La madre de Álvarez -con la que comparte nombre y primer apellido-, se jubiló hace casi una década, en 2004. Para entonces ya le había dado tiempo a trabajar codo con codo con su propia hija. Y es que en cuanto acabó sus estudios primarios la joven gijonesa estudió auxiliar de clínica en el Instituto número 1. Sabía a que quería dedicarse. "Nunca tuve dudas, sabía que esto era lo mío", sentencia. Quizá su bagaje vital fue lo que hizo que no sintiera temor alguno a la hora de hacer las prácticas en la Unidad de Apoyos Generalizados del Marítimo, aquella que ayuda a las personas con enfermedades más complejas. Al finalizar su período de prueba la gijonesa empezó a trabajar en la residencia, en donde "le daba el relevo a mi madre cada mañana". La absorción del servicio de cocinas por parte de una empresa externa había obligado a la madre de Álvarez a reinventarse, cambiando de puesto de trabajo y asumiendo el control de la zona de internos. "Ella se iba y yo llegaba. Nunca tuvimos ningún problema por trabajar juntas. Yo ni la llamaba mamá, me dirigía a ella por el nombre", recuerda.

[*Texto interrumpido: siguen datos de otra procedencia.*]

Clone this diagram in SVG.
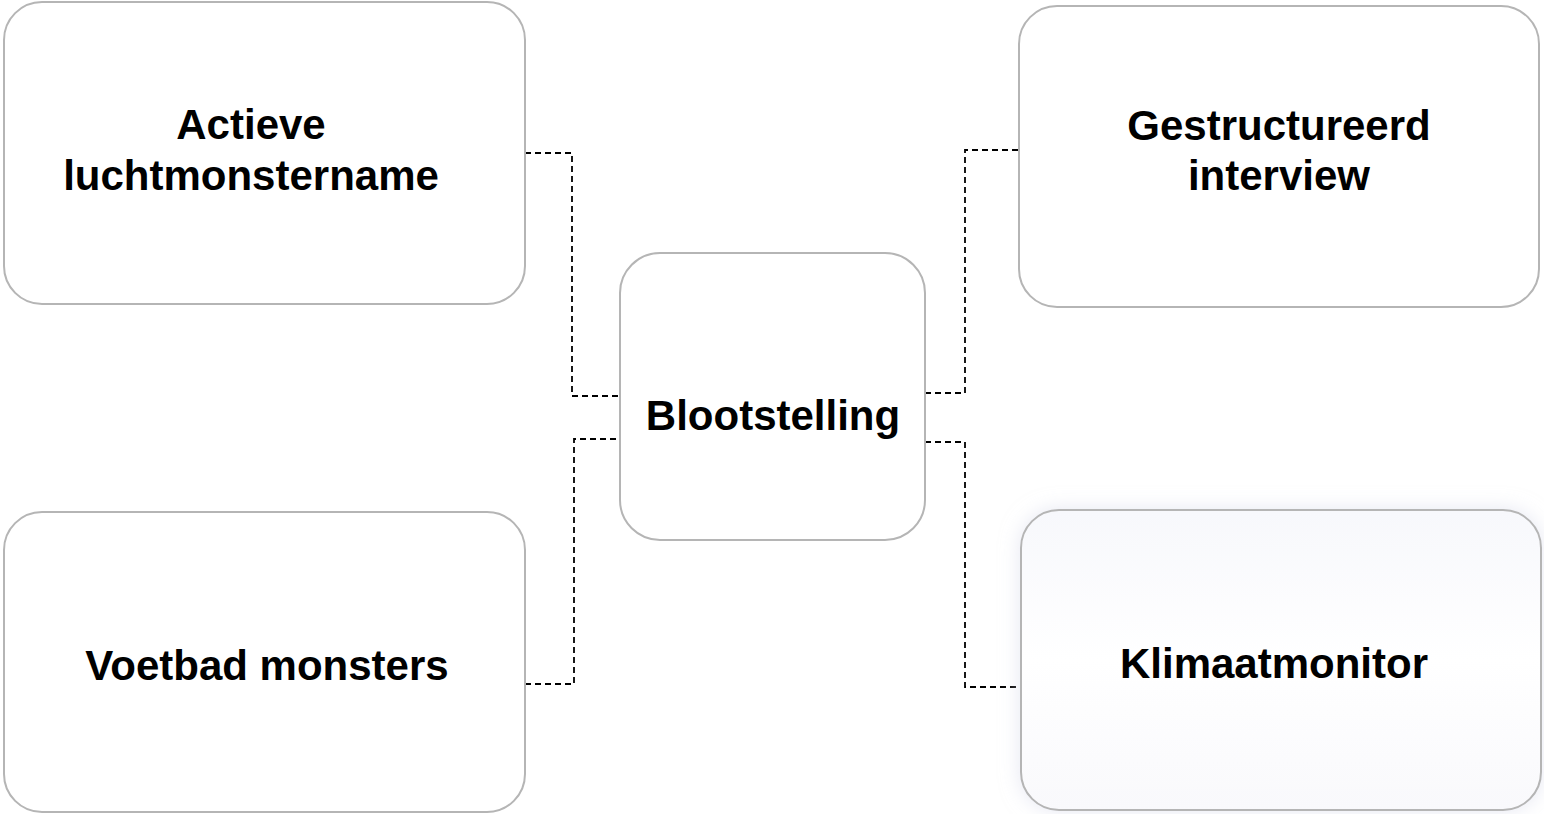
<svg xmlns="http://www.w3.org/2000/svg" width="1544" height="814" viewBox="0 0 1544 814">
<defs>
<style>
.box{fill:#ffffff;stroke:#b5b5b5;stroke-width:2}
.lbl{font-family:"Liberation Sans",Arial,sans-serif;font-weight:bold;font-size:42px;fill:#000;text-anchor:middle}
.con{fill:none;stroke:#000;stroke-width:1.8;stroke-dasharray:6 4}
</style>
<filter id="glow" x="-10%" y="-15%" width="120%" height="130%">
<feGaussianBlur in="SourceAlpha" stdDeviation="10" result="b"/>
<feFlood flood-color="#d5d8ea" flood-opacity="0.6"/>
<feComposite operator="in" in2="b"/>
<feMerge><feMergeNode/><feMergeNode in="SourceGraphic"/></feMerge>
</filter>
<linearGradient id="kg" x1="0" y1="0" x2="0" y2="1">
<stop offset="0" stop-color="#f7f8fc"/>
<stop offset="0.5" stop-color="#ffffff"/>
<stop offset="1" stop-color="#f9f9fc"/>
</linearGradient>
</defs>
<rect width="1544" height="814" fill="#ffffff"/>
<g id="connectors">
<polyline class="con" points="525,153 572,153 572,396 620,396"/>
<polyline class="con" points="525,684 574,684 574,439 620,439"/>
<polyline class="con" points="925,393 965,393 965,150 1019,150"/>
<polyline class="con" points="925,442 965,442 965,687 1021,687"/>
</g>
<g id="node-actieve">
<rect class="box" x="4" y="2" width="521" height="302" rx="38"/>
<text class="lbl" x="251" y="139">Actieve</text>
<text class="lbl" x="251" y="190">luchtmonstername</text>
</g>
<g id="node-voetbad">
<rect class="box" x="4" y="512" width="521" height="300" rx="38"/>
<text class="lbl" x="267" y="680">Voetbad monsters</text>
</g>
<g id="node-blootstelling">
<rect class="box" x="620" y="253" width="305" height="287" rx="40"/>
<text class="lbl" x="773" y="430">Blootstelling</text>
</g>
<g id="node-gestructureerd">
<rect class="box" x="1019" y="6" width="520" height="301" rx="38"/>
<text class="lbl" x="1279" y="140">Gestructureerd</text>
<text class="lbl" x="1279" y="190">interview</text>
</g>
<g id="node-klimaatmonitor">
<rect x="1021" y="510" width="520" height="300" rx="38" fill="url(#kg)" stroke="#b5b5b5" stroke-width="2" filter="url(#glow)"/>
<text class="lbl" x="1274" y="678">Klimaatmonitor</text>
</g>
</svg>
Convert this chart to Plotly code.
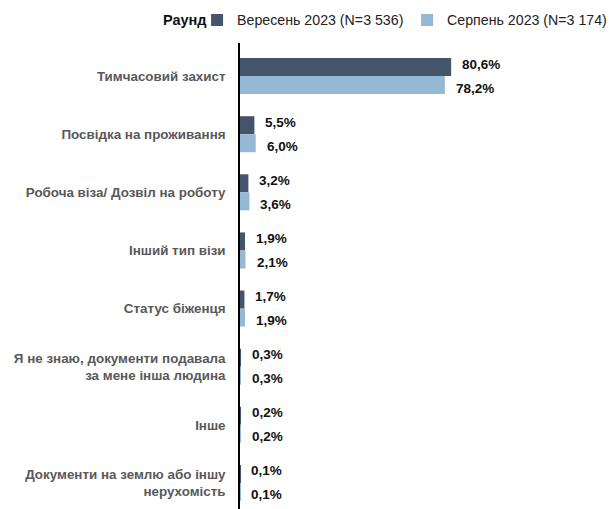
import plotly.graph_objects as go

categories = [
    "Тимчасовий захист",
    "Посвідка на проживання",
    "Робоча віза/ Дозвіл на роботу",
    "Інший тип візи",
    "Статус біженця",
    "Я не знаю, документи подавала<br>за мене інша людина",
    "Інше",
    "Документи на землю або іншу<br>нерухомість",
]
series_names = ["Вересень 2023 (N=3 536)", "Серпень 2023 (N=3 174)"]
sep_values = [80.6, 5.5, 3.2, 1.9, 1.7, 0.3, 0.2, 0.1]
aug_values = [78.2, 6.0, 3.6, 2.1, 1.9, 0.3, 0.2, 0.1]
colors = ["#44546A", "#95B8D4"]
legend_title = "Раунд"

FONT = "Liberation Sans, Arial, sans-serif"

fig = go.Figure()
for name, vals, col in zip(series_names, [sep_values, aug_values], colors):
    fig.add_trace(go.Bar(
        y=categories, x=vals, name=name, orientation="h",
        marker=dict(color=col, line=dict(width=0)),
        hoverinfo="skip",
    ))

def fmt(v):
    return f"{v:.1f}".replace(".", ",") + "%"

annotations = []
for vals, shift in [(sep_values, 12), (aug_values, -12)]:
    for c, v in zip(categories, vals):
        annotations.append(dict(
            x=v, y=c, xref="x", yref="y", text=f"<b>{fmt(v)}</b>",
            showarrow=False, xanchor="left", yanchor="middle",
            xshift=9, yshift=shift,
            font=dict(family=FONT, size=13.5, color="#111111"),
        ))

# legend title drawn as an annotation so the legend row stays compact
annotations.append(dict(
    x=-0.3015, y=1.049, xref="paper", yref="paper",
    text=f"<b>{legend_title}</b>", showarrow=False,
    xanchor="left", yanchor="middle",
    font=dict(family=FONT, size=14.5, color="#111111"),
))

fig.update_layout(
    width=607, height=501,
    margin=dict(l=232, r=113, t=35, b=0, autoexpand=False),
    paper_bgcolor="white", plot_bgcolor="white",
    barmode="group", bargap=0.38, bargroupgap=0,
    font=dict(family=FONT, size=13, color="#111111"),
    showlegend=True,
    legend=dict(
        orientation="h", xref="paper", yref="paper",
        x=-0.1638, xanchor="left", y=1.049, yanchor="middle",
        font=dict(size=14.2, color="#222222"),
        itemclick=False, itemdoubleclick=False,
        tracegroupgap=0, itemwidth=30,
        entrywidth=165, entrywidthmode="pixels",
    ),
    annotations=annotations,
    xaxis=dict(range=[0, 100], visible=False, fixedrange=True),
    yaxis=dict(
        type="category", categoryorder="array", categoryarray=categories,
        range=[7.448, -0.569],
        showline=True, linecolor="#000000", linewidth=1.5,
        showgrid=False, zeroline=False, ticks="",
        ticklabelstandoff=10,
        tickfont=dict(family=FONT, size=13.4, color="#595959", weight="bold"),
        fixedrange=True,
    ),
)

fig.write_html("out.html")
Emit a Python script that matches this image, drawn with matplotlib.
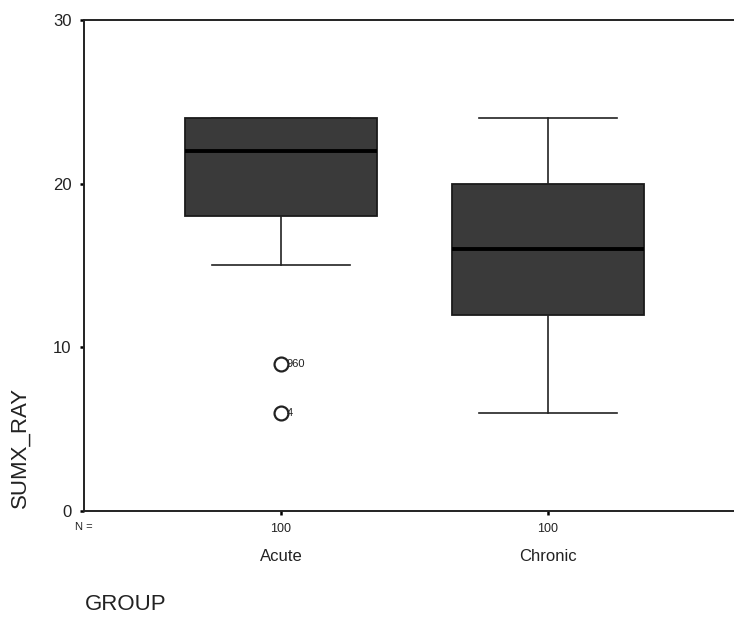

A lo largo de estos años la monitora sólo tiene un recuerdo amargo asociado a la Orden de San Juan de Dios. El que le dejó el fallecimiento del padre Miguel Pajares, muerto en Madrid después de haberse contagiado con ébola en Sierra Leona. "Había pasado muchos veranos con él y me dio mucha pena la polémica que se formó con su llegada. Había coincidido con Pajares también en varios campamentos de trabajadores y le recordaba como salía en los periódicos en África, sonriendo y haciendo lo que mejor hace la Orden: ayudar a los demás", relata.

Pero la relación de Álvarez con el Marítimo aún no ha terminado. "El otro día cuando empezamos a pensar en las celebraciones por los 70 años calculaba con mis compañeras los años que nos quedaban hasta la jubilación y nos dimos cuenta que también vamos a vivir los 100 años del Marítimo. Y que dure", reflexiona.